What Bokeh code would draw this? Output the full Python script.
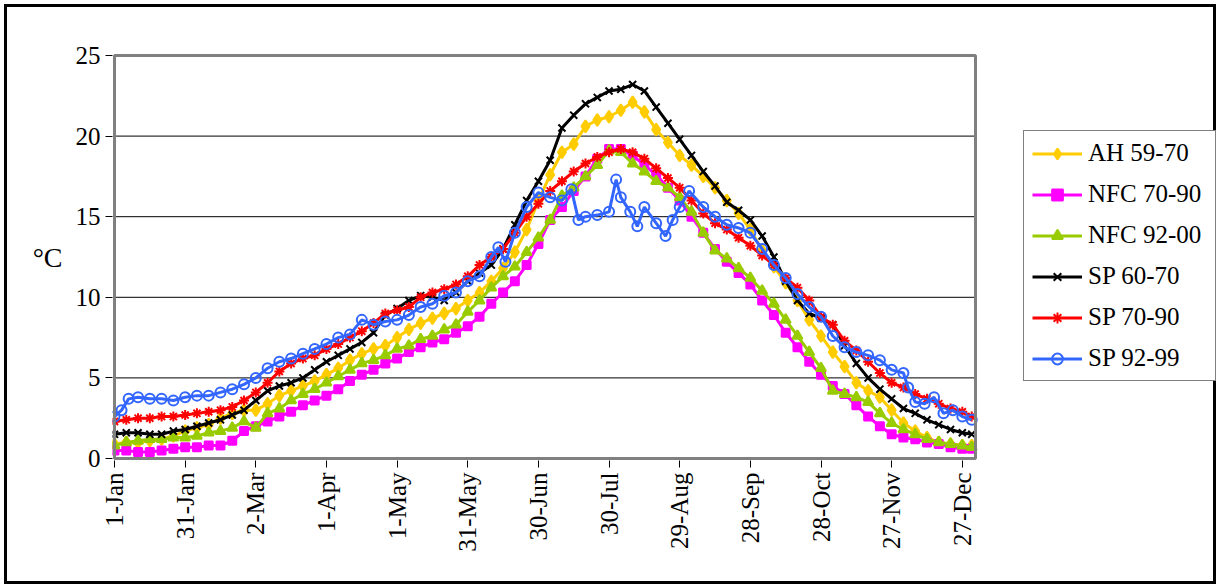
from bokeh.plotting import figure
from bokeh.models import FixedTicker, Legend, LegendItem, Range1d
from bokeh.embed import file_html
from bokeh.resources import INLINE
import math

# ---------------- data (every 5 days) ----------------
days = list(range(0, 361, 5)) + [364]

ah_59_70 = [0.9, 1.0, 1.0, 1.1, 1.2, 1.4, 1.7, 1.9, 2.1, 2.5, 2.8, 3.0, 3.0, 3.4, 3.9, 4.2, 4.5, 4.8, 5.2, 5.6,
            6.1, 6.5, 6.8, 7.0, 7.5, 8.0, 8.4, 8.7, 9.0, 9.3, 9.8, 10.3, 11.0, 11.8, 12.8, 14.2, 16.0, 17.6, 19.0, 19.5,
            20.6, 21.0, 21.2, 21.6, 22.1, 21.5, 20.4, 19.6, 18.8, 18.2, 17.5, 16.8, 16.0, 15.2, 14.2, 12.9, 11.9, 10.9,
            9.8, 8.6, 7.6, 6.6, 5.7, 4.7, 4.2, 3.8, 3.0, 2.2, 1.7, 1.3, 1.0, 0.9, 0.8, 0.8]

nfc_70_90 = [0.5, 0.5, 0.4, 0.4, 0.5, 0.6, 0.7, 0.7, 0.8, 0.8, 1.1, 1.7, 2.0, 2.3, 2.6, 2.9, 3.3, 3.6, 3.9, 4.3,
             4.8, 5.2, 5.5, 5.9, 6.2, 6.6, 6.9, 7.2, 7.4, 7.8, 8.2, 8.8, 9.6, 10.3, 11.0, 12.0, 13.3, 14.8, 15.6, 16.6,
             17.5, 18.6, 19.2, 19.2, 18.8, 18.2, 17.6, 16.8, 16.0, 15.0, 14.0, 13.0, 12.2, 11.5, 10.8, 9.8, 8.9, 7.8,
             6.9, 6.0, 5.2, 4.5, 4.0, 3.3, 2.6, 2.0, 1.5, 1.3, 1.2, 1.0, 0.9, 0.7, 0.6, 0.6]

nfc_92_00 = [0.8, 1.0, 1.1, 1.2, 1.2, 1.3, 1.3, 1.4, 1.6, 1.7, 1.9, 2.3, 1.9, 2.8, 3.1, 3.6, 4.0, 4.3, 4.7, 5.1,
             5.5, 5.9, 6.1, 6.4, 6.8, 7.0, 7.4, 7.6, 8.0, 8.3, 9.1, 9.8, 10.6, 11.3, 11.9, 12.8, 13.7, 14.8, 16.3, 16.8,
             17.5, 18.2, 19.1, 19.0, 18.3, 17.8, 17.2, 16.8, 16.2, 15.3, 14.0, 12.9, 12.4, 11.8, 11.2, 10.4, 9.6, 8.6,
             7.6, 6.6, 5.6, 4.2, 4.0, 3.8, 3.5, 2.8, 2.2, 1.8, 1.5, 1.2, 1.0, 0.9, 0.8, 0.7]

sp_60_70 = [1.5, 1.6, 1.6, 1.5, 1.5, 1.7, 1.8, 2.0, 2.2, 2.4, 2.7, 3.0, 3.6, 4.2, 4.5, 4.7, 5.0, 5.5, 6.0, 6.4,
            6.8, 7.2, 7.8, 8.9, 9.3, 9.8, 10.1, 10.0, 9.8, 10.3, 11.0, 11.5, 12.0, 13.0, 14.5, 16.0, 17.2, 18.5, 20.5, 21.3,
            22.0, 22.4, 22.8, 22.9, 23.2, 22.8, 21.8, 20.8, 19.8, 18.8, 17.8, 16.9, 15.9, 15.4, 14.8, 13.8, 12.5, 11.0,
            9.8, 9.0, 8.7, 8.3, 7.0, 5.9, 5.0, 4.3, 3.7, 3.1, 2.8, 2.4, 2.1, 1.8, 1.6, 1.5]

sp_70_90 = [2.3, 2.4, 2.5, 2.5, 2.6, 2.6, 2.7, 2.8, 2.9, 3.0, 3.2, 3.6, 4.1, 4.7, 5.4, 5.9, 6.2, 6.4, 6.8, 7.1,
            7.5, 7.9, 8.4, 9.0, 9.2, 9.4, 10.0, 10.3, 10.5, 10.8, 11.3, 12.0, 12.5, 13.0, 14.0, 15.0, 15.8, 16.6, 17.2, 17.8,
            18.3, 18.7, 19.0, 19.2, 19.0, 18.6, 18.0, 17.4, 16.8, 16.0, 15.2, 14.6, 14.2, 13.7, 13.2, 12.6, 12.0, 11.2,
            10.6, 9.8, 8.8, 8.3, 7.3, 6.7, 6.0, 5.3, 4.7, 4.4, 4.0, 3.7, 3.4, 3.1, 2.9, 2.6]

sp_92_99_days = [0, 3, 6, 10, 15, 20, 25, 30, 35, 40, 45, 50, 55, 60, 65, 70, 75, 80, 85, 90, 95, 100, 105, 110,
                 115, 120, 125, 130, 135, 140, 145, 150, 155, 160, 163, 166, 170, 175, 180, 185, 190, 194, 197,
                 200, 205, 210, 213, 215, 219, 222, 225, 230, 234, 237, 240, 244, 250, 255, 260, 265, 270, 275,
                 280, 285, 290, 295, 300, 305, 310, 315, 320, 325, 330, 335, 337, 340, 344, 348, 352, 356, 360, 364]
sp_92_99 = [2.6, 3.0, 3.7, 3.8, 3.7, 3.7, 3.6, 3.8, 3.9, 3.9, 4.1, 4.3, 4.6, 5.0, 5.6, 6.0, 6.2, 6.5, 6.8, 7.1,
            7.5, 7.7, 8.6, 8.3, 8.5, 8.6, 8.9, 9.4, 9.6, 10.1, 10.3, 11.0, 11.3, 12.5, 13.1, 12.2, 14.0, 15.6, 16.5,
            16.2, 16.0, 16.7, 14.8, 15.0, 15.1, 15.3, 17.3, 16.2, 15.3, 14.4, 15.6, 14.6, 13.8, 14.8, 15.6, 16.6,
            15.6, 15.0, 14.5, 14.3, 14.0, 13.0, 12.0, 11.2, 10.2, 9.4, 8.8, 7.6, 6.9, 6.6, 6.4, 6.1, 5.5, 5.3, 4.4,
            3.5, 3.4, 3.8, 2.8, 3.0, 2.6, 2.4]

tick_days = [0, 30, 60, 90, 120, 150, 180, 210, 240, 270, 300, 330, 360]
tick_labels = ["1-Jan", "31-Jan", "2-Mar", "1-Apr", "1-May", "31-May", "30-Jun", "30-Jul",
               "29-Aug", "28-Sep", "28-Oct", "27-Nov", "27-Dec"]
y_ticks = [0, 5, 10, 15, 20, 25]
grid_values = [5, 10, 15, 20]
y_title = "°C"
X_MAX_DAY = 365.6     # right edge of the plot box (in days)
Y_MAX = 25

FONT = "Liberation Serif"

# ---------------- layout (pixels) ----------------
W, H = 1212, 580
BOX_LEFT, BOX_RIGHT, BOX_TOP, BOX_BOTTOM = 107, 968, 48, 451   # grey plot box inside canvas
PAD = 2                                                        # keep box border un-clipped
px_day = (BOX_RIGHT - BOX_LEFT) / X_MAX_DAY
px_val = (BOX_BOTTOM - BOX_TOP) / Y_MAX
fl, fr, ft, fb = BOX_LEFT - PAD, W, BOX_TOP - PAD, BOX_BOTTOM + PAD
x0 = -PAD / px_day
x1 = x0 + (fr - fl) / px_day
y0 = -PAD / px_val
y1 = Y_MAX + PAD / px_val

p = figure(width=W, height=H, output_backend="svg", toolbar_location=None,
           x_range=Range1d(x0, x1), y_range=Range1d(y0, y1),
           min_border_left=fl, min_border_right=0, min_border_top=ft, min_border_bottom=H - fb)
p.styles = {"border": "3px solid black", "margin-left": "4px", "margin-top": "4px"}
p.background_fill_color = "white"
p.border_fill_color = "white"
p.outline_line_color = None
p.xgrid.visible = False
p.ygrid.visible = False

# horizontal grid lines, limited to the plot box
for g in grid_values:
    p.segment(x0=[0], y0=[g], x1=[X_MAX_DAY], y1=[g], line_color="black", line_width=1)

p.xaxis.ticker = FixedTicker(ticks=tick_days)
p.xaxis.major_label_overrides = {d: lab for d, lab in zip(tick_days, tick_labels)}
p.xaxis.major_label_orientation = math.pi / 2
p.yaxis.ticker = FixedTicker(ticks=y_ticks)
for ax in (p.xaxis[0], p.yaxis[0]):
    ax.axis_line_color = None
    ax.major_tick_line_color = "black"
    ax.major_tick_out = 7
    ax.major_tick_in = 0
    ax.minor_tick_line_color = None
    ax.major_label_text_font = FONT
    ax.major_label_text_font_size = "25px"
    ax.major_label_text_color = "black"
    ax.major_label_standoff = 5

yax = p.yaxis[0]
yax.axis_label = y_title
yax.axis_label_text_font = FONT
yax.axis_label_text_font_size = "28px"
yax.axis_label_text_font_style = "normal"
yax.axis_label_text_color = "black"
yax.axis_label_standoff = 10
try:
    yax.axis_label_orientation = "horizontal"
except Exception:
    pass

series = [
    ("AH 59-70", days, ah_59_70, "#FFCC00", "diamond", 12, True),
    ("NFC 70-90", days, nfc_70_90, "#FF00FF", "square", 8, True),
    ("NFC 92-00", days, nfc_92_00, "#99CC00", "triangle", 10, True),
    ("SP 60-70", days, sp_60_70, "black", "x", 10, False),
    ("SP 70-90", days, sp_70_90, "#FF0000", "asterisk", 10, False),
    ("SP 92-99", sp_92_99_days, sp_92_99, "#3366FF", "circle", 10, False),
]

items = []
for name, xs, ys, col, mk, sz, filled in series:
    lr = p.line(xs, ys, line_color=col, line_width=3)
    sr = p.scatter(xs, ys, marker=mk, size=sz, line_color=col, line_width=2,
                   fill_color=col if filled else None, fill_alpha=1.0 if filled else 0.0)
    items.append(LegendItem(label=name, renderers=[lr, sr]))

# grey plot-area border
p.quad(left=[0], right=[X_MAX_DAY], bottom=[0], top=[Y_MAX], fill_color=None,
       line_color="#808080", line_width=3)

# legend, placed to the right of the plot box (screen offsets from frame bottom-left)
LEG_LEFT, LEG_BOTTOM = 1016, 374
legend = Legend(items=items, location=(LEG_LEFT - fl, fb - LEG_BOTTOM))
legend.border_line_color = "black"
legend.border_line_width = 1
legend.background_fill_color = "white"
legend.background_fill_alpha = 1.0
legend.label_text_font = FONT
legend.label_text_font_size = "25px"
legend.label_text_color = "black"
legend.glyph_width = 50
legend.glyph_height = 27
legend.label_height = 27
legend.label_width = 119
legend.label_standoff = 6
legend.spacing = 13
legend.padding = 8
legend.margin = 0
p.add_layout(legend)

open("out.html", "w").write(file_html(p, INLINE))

====

# Written exercise
Leave the pictures out and please restate exactly the lines running from the start of the material through the one with "0.7, 0.6, 0.6]".

# Solution for this task
What Bokeh code would draw this? Output the full Python script.
from bokeh.plotting import figure
from bokeh.models import FixedTicker, Legend, LegendItem, Range1d
from bokeh.embed import file_html
from bokeh.resources import INLINE
import math

# ---------------- data (every 5 days) ----------------
days = list(range(0, 361, 5)) + [364]

ah_59_70 = [0.9, 1.0, 1.0, 1.1, 1.2, 1.4, 1.7, 1.9, 2.1, 2.5, 2.8, 3.0, 3.0, 3.4, 3.9, 4.2, 4.5, 4.8, 5.2, 5.6,
            6.1, 6.5, 6.8, 7.0, 7.5, 8.0, 8.4, 8.7, 9.0, 9.3, 9.8, 10.3, 11.0, 11.8, 12.8, 14.2, 16.0, 17.6, 19.0, 19.5,
            20.6, 21.0, 21.2, 21.6, 22.1, 21.5, 20.4, 19.6, 18.8, 18.2, 17.5, 16.8, 16.0, 15.2, 14.2, 12.9, 11.9, 10.9,
            9.8, 8.6, 7.6, 6.6, 5.7, 4.7, 4.2, 3.8, 3.0, 2.2, 1.7, 1.3, 1.0, 0.9, 0.8, 0.8]

nfc_70_90 = [0.5, 0.5, 0.4, 0.4, 0.5, 0.6, 0.7, 0.7, 0.8, 0.8, 1.1, 1.7, 2.0, 2.3, 2.6, 2.9, 3.3, 3.6, 3.9, 4.3,
             4.8, 5.2, 5.5, 5.9, 6.2, 6.6, 6.9, 7.2, 7.4, 7.8, 8.2, 8.8, 9.6, 10.3, 11.0, 12.0, 13.3, 14.8, 15.6, 16.6,
             17.5, 18.6, 19.2, 19.2, 18.8, 18.2, 17.6, 16.8, 16.0, 15.0, 14.0, 13.0, 12.2, 11.5, 10.8, 9.8, 8.9, 7.8,
             6.9, 6.0, 5.2, 4.5, 4.0, 3.3, 2.6, 2.0, 1.5, 1.3, 1.2, 1.0, 0.9, 0.7, 0.6, 0.6]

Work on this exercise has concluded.